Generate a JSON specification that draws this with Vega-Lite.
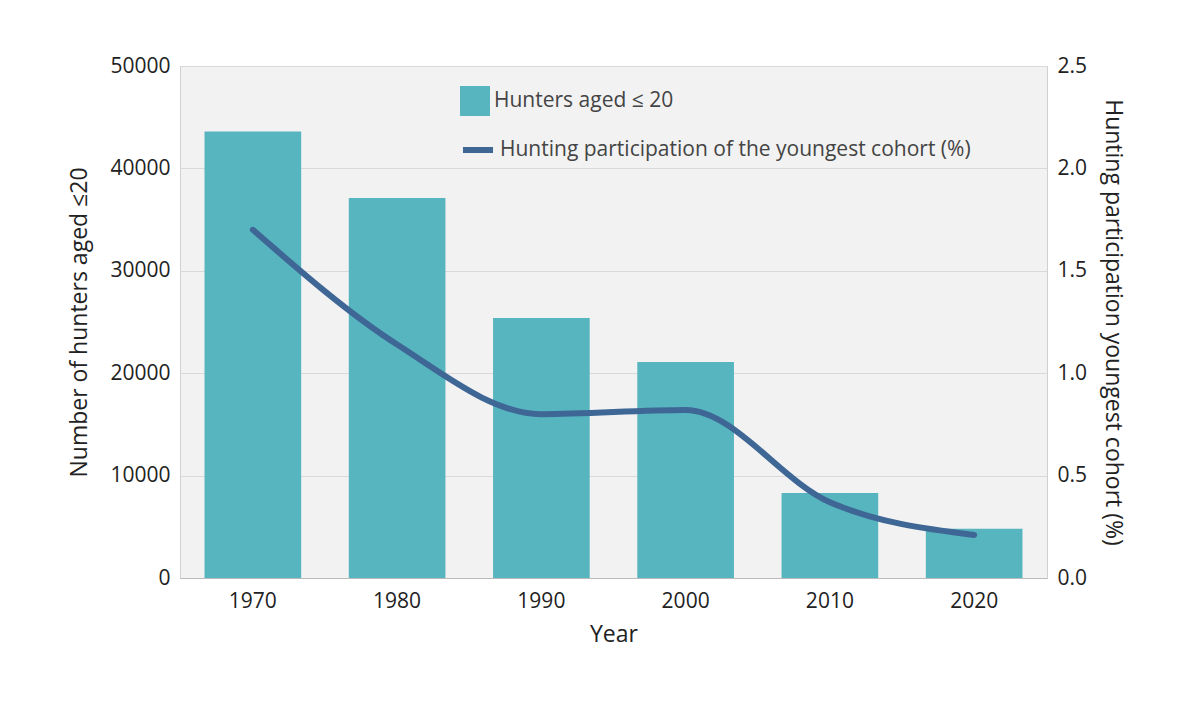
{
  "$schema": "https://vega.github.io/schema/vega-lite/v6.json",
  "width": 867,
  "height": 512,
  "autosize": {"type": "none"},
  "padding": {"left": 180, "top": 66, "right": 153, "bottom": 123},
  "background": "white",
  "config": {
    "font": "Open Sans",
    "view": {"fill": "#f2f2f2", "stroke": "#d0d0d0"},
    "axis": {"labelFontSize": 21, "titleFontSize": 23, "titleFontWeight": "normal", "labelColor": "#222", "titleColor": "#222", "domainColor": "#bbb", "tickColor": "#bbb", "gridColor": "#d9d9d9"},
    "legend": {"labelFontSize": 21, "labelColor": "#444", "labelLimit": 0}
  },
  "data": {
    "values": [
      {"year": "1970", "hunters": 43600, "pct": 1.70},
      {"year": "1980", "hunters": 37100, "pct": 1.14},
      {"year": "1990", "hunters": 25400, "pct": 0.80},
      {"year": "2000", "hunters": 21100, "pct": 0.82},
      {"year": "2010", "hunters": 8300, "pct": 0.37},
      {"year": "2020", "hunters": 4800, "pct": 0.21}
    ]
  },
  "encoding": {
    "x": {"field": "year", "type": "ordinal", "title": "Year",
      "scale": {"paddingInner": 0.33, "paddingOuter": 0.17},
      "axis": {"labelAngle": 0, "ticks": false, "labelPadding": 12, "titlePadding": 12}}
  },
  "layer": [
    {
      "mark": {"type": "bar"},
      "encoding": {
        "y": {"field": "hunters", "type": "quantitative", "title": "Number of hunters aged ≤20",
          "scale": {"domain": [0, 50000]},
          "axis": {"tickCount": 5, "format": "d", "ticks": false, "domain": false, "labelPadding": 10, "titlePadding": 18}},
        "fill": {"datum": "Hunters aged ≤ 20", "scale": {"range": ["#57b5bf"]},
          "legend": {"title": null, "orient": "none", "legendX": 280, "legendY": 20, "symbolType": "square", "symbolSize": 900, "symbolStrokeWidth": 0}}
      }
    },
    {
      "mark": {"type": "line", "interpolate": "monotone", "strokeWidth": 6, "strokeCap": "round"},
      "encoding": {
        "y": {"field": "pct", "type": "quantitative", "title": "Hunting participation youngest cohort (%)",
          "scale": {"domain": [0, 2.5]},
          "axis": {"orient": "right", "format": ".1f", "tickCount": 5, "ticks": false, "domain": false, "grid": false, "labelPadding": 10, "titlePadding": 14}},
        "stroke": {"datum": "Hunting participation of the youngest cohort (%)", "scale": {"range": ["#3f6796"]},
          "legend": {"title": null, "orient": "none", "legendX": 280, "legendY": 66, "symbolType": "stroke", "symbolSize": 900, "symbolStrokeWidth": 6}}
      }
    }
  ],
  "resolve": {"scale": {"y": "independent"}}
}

==

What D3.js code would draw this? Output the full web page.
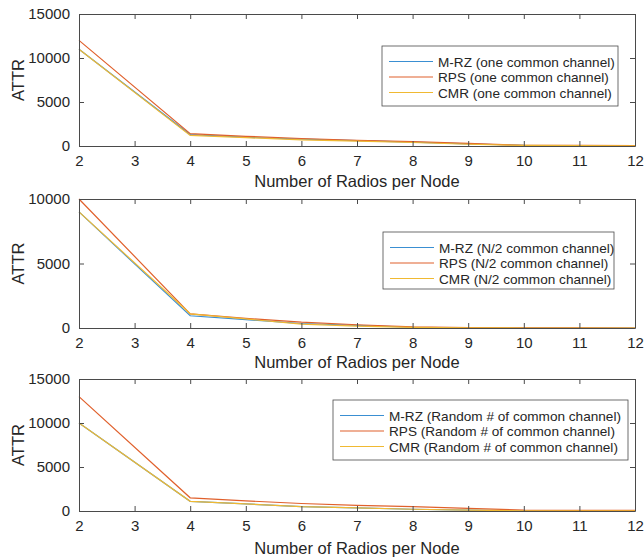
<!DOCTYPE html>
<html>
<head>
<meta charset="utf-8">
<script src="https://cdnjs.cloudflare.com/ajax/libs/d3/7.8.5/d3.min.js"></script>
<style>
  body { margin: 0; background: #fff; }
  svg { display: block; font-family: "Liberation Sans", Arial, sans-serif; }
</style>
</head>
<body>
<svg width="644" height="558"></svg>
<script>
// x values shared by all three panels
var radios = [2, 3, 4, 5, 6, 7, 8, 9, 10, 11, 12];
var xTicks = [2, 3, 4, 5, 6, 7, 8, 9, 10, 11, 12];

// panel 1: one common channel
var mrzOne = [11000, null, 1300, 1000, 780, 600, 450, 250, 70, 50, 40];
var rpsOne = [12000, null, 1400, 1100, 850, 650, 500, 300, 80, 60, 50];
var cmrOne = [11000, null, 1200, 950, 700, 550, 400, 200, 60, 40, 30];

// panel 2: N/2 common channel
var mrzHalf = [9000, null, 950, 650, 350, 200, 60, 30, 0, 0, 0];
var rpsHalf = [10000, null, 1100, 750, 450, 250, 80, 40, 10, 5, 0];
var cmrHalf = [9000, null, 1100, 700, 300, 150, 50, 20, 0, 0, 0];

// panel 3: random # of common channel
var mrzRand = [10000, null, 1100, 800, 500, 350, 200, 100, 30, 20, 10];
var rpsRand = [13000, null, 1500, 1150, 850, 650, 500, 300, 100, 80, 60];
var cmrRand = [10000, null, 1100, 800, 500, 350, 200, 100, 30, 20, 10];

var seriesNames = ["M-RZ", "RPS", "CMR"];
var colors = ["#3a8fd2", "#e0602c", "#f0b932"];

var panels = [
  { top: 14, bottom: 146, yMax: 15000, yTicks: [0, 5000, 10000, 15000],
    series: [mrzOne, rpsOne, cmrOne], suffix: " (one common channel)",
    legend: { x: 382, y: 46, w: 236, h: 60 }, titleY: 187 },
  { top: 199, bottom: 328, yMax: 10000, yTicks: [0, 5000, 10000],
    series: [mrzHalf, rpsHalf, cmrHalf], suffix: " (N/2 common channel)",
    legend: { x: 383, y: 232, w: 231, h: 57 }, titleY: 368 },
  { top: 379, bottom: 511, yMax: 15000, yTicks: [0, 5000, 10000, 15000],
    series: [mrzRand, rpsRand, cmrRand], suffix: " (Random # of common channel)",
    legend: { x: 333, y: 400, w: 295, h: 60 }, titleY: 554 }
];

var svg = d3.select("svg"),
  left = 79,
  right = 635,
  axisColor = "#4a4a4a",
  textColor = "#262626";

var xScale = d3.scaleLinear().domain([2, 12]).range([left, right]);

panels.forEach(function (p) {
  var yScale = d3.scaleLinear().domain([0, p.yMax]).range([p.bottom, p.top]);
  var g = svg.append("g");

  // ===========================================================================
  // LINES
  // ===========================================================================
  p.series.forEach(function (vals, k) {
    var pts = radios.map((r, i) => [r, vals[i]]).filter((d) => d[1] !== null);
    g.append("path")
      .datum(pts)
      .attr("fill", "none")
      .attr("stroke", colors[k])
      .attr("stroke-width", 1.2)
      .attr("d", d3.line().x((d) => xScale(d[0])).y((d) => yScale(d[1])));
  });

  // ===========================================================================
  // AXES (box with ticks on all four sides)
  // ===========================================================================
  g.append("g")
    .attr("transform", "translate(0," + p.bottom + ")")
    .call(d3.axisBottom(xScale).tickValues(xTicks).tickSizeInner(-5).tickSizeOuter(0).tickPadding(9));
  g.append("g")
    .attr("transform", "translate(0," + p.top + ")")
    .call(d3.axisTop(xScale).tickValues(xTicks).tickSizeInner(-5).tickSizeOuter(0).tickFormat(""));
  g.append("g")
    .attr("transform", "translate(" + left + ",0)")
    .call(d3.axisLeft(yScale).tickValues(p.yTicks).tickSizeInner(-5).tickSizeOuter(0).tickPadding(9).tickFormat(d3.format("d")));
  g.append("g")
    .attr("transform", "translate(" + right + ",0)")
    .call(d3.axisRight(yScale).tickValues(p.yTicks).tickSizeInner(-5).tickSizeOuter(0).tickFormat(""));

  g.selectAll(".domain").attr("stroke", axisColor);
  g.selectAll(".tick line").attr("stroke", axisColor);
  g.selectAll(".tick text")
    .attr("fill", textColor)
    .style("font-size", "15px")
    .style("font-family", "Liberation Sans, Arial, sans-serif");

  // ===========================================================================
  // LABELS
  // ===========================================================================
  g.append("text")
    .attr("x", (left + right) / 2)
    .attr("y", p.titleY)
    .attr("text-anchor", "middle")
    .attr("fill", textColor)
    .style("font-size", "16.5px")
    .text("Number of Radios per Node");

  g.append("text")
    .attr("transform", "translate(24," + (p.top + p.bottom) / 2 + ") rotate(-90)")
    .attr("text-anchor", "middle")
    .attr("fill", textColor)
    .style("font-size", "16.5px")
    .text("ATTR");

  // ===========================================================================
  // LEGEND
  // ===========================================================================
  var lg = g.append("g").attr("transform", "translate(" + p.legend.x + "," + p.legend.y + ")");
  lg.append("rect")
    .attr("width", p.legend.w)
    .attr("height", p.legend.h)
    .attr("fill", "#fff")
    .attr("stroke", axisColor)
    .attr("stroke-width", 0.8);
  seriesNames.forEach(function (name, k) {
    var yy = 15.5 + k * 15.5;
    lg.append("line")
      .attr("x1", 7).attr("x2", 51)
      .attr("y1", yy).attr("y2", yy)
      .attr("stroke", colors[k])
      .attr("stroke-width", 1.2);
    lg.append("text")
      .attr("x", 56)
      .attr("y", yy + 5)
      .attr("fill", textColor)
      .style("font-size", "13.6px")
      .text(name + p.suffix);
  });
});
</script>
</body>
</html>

**Written exercise:**
Scan the records for the string "with". Copy each line in which it appears.

**Worked answer:**
Generate a JSON specification that draws this with Vega-Lite.
  // AXES (box with ticks on all four sides)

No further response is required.